Mastering the Dormant Company Framework in India: Strategic Utility, Legal Procedures, and the CCFS-2026 Amnesty Scheme

The modern corporate landscape frequently requires entrepreneurs and corporate conglomerates to establish business entities well in advance of actual commercial operations. Whether for safeguarding intellectual property, holding real estate assets, or preparing for a future joint venture, the creation of a corporate shell is a standard strategic move. Historically, under the regime of the Companies Act, 1956, the Indian legal system lacked a dedicated classification for such non-operational entities. Consequently, a newly incorporated entity, even without a single commercial transaction, was forced to shoulder the exact same regulatory and compliance burdens as a fully operational multinational corporation. This included conducting mandatory statutory audits, holding frequent board meetings, and executing regular filings with the Ministry of Corporate Affairs (MCA), leading to unjustified financial drains and administrative fatigue.

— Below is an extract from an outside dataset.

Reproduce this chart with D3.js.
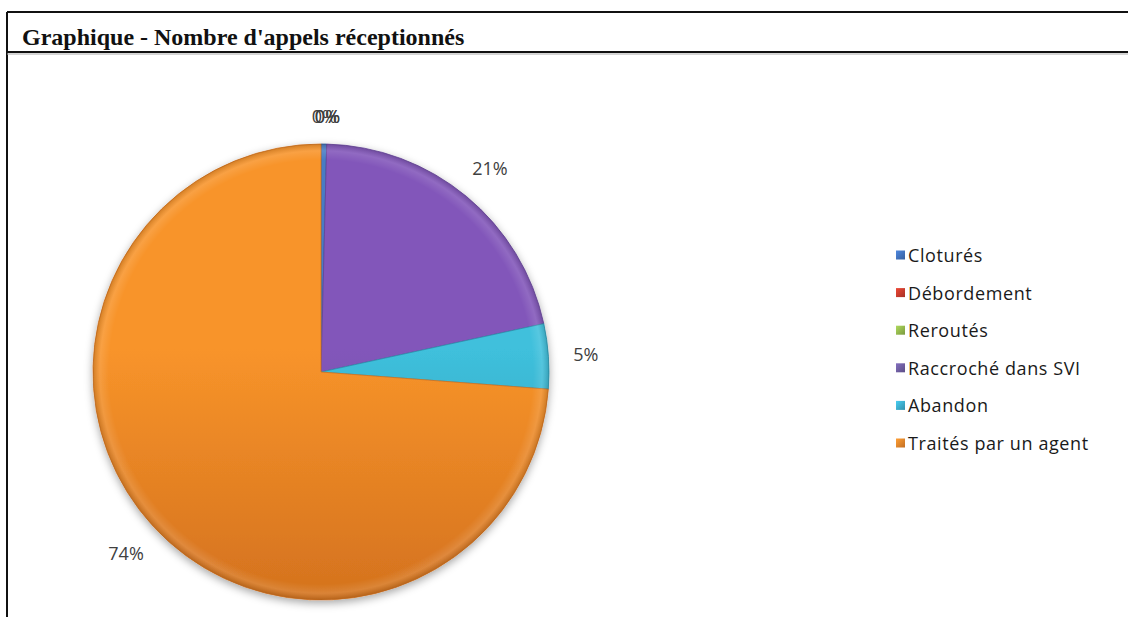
<!DOCTYPE html>
<html><head><meta charset="utf-8">
<script src="https://cdn.jsdelivr.net/npm/d3@7"></script>
<style>
html,body{margin:0;padding:0;background:#fff;}
svg{display:block;}
</style></head>
<body>
<svg id="chart" width="1128" height="617"></svg>
<script>
const categories = ["Clotur\u00e9s", "D\u00e9bordement", "Rerout\u00e9s", "Raccroch\u00e9 dans SVI", "Abandon", "Trait\u00e9s par un agent"];
const values = [0.4, 0, 0, 21.2, 4.6, 73.8];
const colorsLight = ["#4a7cc4", "#d04a45", "#a2c25e", "#8257ba", "#3fc0dc", "#f8942a"];
const colorsDark  = ["#2f5a96", "#9e2f2b", "#7a9a3e", "#66449a", "#2b93ad", "#d4721e"];
const legendColors = ["#3f6eb5", "#c0392b", "#8db04a", "#6a5a9a", "#3aa6c4", "#e0802a"];
const title = "Graphique - Nombre d'appels r\u00e9ceptionn\u00e9s";

const svg = d3.select("#chart");
const W = 1128, H = 617;
const cx = 321, cy = 372, R = 228;

const defs = svg.append("defs");
const f = defs.append("filter").attr("id","shadow").attr("x","-20%").attr("y","-20%").attr("width","140%").attr("height","140%");
f.append("feDropShadow").attr("dx",0).attr("dy",3).attr("stdDeviation",4).attr("flood-color","#000").attr("flood-opacity",0.35);

categories.forEach((c,i)=>{
  const g = defs.append("linearGradient").attr("id","grad"+i)
    .attr("gradientUnits","userSpaceOnUse")
    .attr("x1",0).attr("y1",-R).attr("x2",0).attr("y2",R);
  g.append("stop").attr("offset","0%").attr("stop-color",colorsLight[i]);
  g.append("stop").attr("offset","45%").attr("stop-color",colorsLight[i]);
  g.append("stop").attr("offset","100%").attr("stop-color",colorsDark[i]);
  const s = defs.append("linearGradient").attr("id","sw"+i).attr("x1",0).attr("y1",0).attr("x2",1).attr("y2",1);
  s.append("stop").attr("offset","0%").attr("stop-color",d3.color(legendColors[i]).brighter(0.6));
  s.append("stop").attr("offset","100%").attr("stop-color",d3.color(legendColors[i]).darker(0.4));
});
const rg = defs.append("radialGradient").attr("id","bevel")
  .attr("gradientUnits","userSpaceOnUse").attr("cx",0).attr("cy",0).attr("r",R);
rg.append("stop").attr("offset","0%").attr("stop-color","#fff").attr("stop-opacity",0);
rg.append("stop").attr("offset","93%").attr("stop-color","#fff").attr("stop-opacity",0);
rg.append("stop").attr("offset","97%").attr("stop-color","#fff").attr("stop-opacity",0.12);
rg.append("stop").attr("offset","100%").attr("stop-color","#000").attr("stop-opacity",0.15);

// Frame
svg.append("line").attr("x1",7).attr("y1",12).attr("x2",W).attr("y2",12).attr("stroke","#111").attr("stroke-width",2);
svg.append("line").attr("x1",7).attr("y1",12).attr("x2",7).attr("y2",H).attr("stroke","#111").attr("stroke-width",2);
svg.append("line").attr("x1",7).attr("y1",52).attr("x2",W).attr("y2",52).attr("stroke","#111").attr("stroke-width",2);
svg.append("line").attr("x1",7).attr("y1",54).attr("x2",W).attr("y2",54).attr("stroke","#aaa").attr("stroke-width",1);

svg.append("text").attr("x",22).attr("y",45)
  .attr("font-family","'Liberation Serif', 'DejaVu Serif', serif")
  .attr("font-weight","bold").attr("font-size",24).attr("fill","#111")
  .text(title);

// Pie
const data = categories.map((c,i)=>({name:c, value:values[i], i}));
const total = d3.sum(values);
const pie = d3.pie().value(d=>d.value).sort(null);
const arcs = pie(data);
const arc = d3.arc().innerRadius(0).outerRadius(R);

const g = svg.append("g").attr("transform",`translate(${cx},${cy})`);
const pg = g.append("g").attr("filter","url(#shadow)");
pg.selectAll("path.slice").data(arcs.filter(a=>a.value>0)).join("path")
  .attr("class","slice")
  .attr("d",arc)
  .attr("fill",d=>`url(#grad${d.data.i})`)
  .attr("stroke",d=>colorsDark[d.data.i])
  .attr("stroke-width",0.8);
g.append("circle").attr("r",R).attr("fill","url(#bevel)").attr("pointer-events","none");

// Labels
const lw = 34, lh = 16;
g.selectAll("text.lbl").data(arcs).join("text")
  .attr("class","lbl")
  .attr("font-family","'Open Sans', sans-serif").attr("font-size",18).attr("fill","#404040")
  .attr("text-anchor","middle").attr("dominant-baseline","central")
  .attr("x",d=>{const a=(d.startAngle+d.endAngle)/2; const ext=Math.abs(Math.sin(a))*lw/2+Math.abs(Math.cos(a))*lh/2; return Math.sin(a)*(R+20+ext);})
  .attr("y",d=>{const a=(d.startAngle+d.endAngle)/2; const ext=Math.abs(Math.sin(a))*lw/2+Math.abs(Math.cos(a))*lh/2; return -Math.cos(a)*(R+20+ext);})
  .text(d=>Math.round(d.value/total*100)+"%");

// Legend
const ly = d3.scalePoint().domain(categories).range([255,443]);
const lg = svg.append("g");
const items = lg.selectAll("g").data(categories).join("g")
  .attr("transform",d=>`translate(896,${ly(d)})`);
items.append("rect").attr("x",0).attr("y",-4.5).attr("width",9).attr("height",9)
  .attr("fill",(d,i)=>`url(#sw${i})`);
items.append("text").attr("x",12).attr("y",0).attr("dominant-baseline","central")
  .attr("font-family","'Open Sans', sans-serif").attr("font-size",18).attr("letter-spacing",0.6).attr("fill","#1a1a1a")
  .text(d=>d);
</script>
</body></html>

Recognizing this critical bottleneck and aligning with the overarching goal of enhancing the ease of doing business, the legislature introduced a paradigm shift via the Companies Act, 2013. By embedding the concept of a "Dormant Company" within the legislative framework, the government provided a legitimate, legally recognized sanctuary for temporarily non-operational entities. This specialized status drastically curtails compliance obligations while keeping the corporate identity intact and legally protected.

The statutory backbone for this concept is enshrined in Section 455 of the Companies Act, 2013. This provision empowers an enterprise to formally approach the Registrar of Companies (ROC) to be reclassified under the dormant category. To qualify, the corporate assessee must not be engaged in any significant accounting transactions and must possess a clear intention to preserve its corporate shell for forthcoming endeavors.

Typically, an organization might petition for this status if it was explicitly incorporated for a project slated for the future, acts merely as a repository for physical assets or intellectual property, or generally qualifies as an "inactive company." Securing this classification ensures that the entity remains on the official register but is governed by a highly simplified, cost-effective regulatory matrix.

The Anatomy of an "Inactive Company"

The legislation provides a highly specific definition for an inactive entity. According to the parameters set forth in Section 455, an enterprise is deemed inactive if it meets any of the following criteria:

  • It has completely abstained from conducting any commercial operations or business activities.
  • It has not executed a single "significant accounting transaction" over the span of the preceding 2 financial years.
  • The corporate assessee has failed to submit its annual returns and financial statements to the regulatory authorities for the last 2 financial years.

Entities falling into these categories are prime candidates for initiating the transition to dormant status.

Demystifying "Significant Accounting Transactions"

To fully grasp the dormant framework, one must understand what the law considers a "significant accounting transaction." The Companies (Miscellaneous) Rules, 2014 explicitly outlines this by defining it negatively. Essentially, any financial transaction is considered significant unless it falls into one of the following exempt categories:

  • Disbursements made directly to the Registrar of Companies for requisite fees.
  • Financial outlays necessary to sustain the official registered office of the enterprise.
  • Payments executed strictly to satisfy mandatory statutory or legal obligations.
  • The issuance and allotment of company shares to comply with the stipulations of the Act.
  • Expenditures related to the upkeep and maintenance of mandatory statutory registers and corporate records.